SummaryHHS confirms continued movement away from traditional FFS payments, yet significant work remains to move more providers away from upside-risk models and into downside-risk models.
On March 3, the Department of Health and Human Services (HHS) announced that it met its goal of tying 30 percent of all Medicare fee-for-service (FFS) payments to alternative payment models (APMs) by the end of 2016, almost a year ahead of schedule.
As of January 2016, the Centers for Medicare & Medicaid Services (CMS) identified 10 qualifying programs that achieved the outcome, which represents a 10 percentage point increase from January 2015. By the end of 2018, HHS intends to have 50 percent of payments tied to APMs.
HHS included several upside-only models (i.e., providers do not repay losses) among those counted as APMs, although CMS has expressed the belief that moving more providers into risk-bearing models is an essential step to achieving the long-term shift from volume to value.
Convincing providers to transition to models featuring downside risk has been challenging. For example, of the 463 Medicare ACOs, only 51 (11 percent) are currently in a track that features upside and downside risk. Still, HHS has signaled that the transition may not be voluntary in the long run. HHS does not include the Comprehensive Care for Joint Replacement (CJR) model among the 10 APMs (the model started April 1, 2016), but it is a mandatory bundled payment model for all acute care hospitals in 67 metropolitan statistical areas. Starting in the second year, CJR hospitals will be liable to repay losses. Over time, HHS may make other APMs mandatory.
Implementing the Medicare Access and CHIP Reauthorization Act (MACRA) will also create strong incentives for physicians to move into models with downside risk. Under MACRA, physicians participating in qualifying APMs will avoid the Merit-Based Incentive Payment System (MIPS), while also earning a five percent bonus payment for several years. However, some APMs identified by HHS for this announcement may not count as APMs under MACRA, as the statute requires the models to have a “non-nominal amount of risk.” In particular, CMS has suggested that Track 1 ACOs would not count because they are not at-risk to repay losses. ACOs and physician organizations have argued against this interpretation of the statute because they believe the upfront costs organizations bear to become Track 1 ACOs, with no guarantee of shared savings to recoup them, constitutes nominal risk.
Notably, MACRA creates an exception to the risk-bearing requirement for medical home models tested by the Center for Medicare & Medicaid Innovation (CMMI) and expanded by HHS. The Comprehensive Primary Care Initiative (CPCI) and Multi-Payer Advanced Primary Care Practice Demonstration could meet this criterion if they are certified to have reduced spending without decreasing quality or increased quality without increasing spending. The proposed rule to implement MIPS and define eligible APMs is under review at the Office of Management and Budget and is expected to be released this month.

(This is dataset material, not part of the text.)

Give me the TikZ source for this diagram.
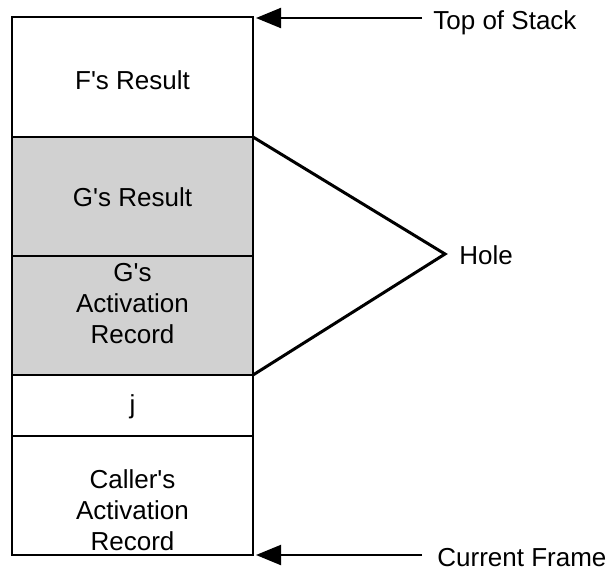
\documentclass[tikz,border=0pt]{standalone}
\usepackage{fontspec}
\setmainfont{Liberation Sans}
\usetikzlibrary{arrows.meta}
\definecolor{holegray}{gray}{0.82}

\begin{document}
\begin{tikzpicture}[x=1pt,y=-1pt,thick,
  cell/.style={draw,line width=2pt,minimum width=241pt,inner sep=0pt,outer sep=0pt},
  word/.style={font=\fontsize{26}{31}\selectfont,align=center,inner sep=0pt},
  ptr/.style={-{Triangle[length=25pt,width=20pt]},line width=2pt,shorten >=3pt}]
\useasboundingbox (0,0) rectangle (612,571);

% stack cells, top to bottom
\node[cell,minimum height=120pt] (fres) at (132.5,77) {};
\node[cell,fill=holegray,minimum height=119pt] (gres) at (132.5,196.5) {};
\node[cell,fill=holegray,minimum height=119pt] (gact) at (132.5,315.5) {};
\node[cell,minimum height=61pt] (jcell) at (132.5,405.5) {};
\node[cell,minimum height=119pt] (caller) at (132.5,495.5) {};

\node[word] (fresl) at (132.5,80) {F\textquotesingle s Result};
\node[word] (gresl) at (132.5,197) {G\textquotesingle s Result};
\node[word] (gactl) at (132.5,304) {G\textquotesingle s\\Activation\\Record};
\node[word] (jl) at (132.5,407) {j};
\node[word] (callerl) at (132.5,510) {Caller\textquotesingle s\\Activation\\Record};

% pointers
\node[word,anchor=base west] (tos) at (433,29) {Top of Stack};
\node[word,anchor=base west] (cur) at (437,566) {Current Frame};
\coordinate (tosend) at (422,18);
\coordinate (curend) at (422,555);
\draw[ptr] (tosend) -- (tosend -| fres.east);
\draw[ptr] (curend) -- (curend -| caller.east);

% the hole
\node[word,anchor=base west] (hole) at (459,264) {Hole};
\coordinate (tip) at (445,254);
\draw[line width=3pt,line join=miter] (gres.north east) -- (tip) -- (gact.south east);

\end{tikzpicture}
\end{document}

Over the next couple years, CMS and CMMI will continue to expand, refine, and unveil initiatives to meet the 2018 APM goal. Notably, on April 11 CMS announced the new, multi-payer Comprehensive Primary Care Plus model. The five-year model builds on CPCI (although it is not a formal expansion by HHS) and is intended to include over 5,000 primary care practices when it starts in January 2017.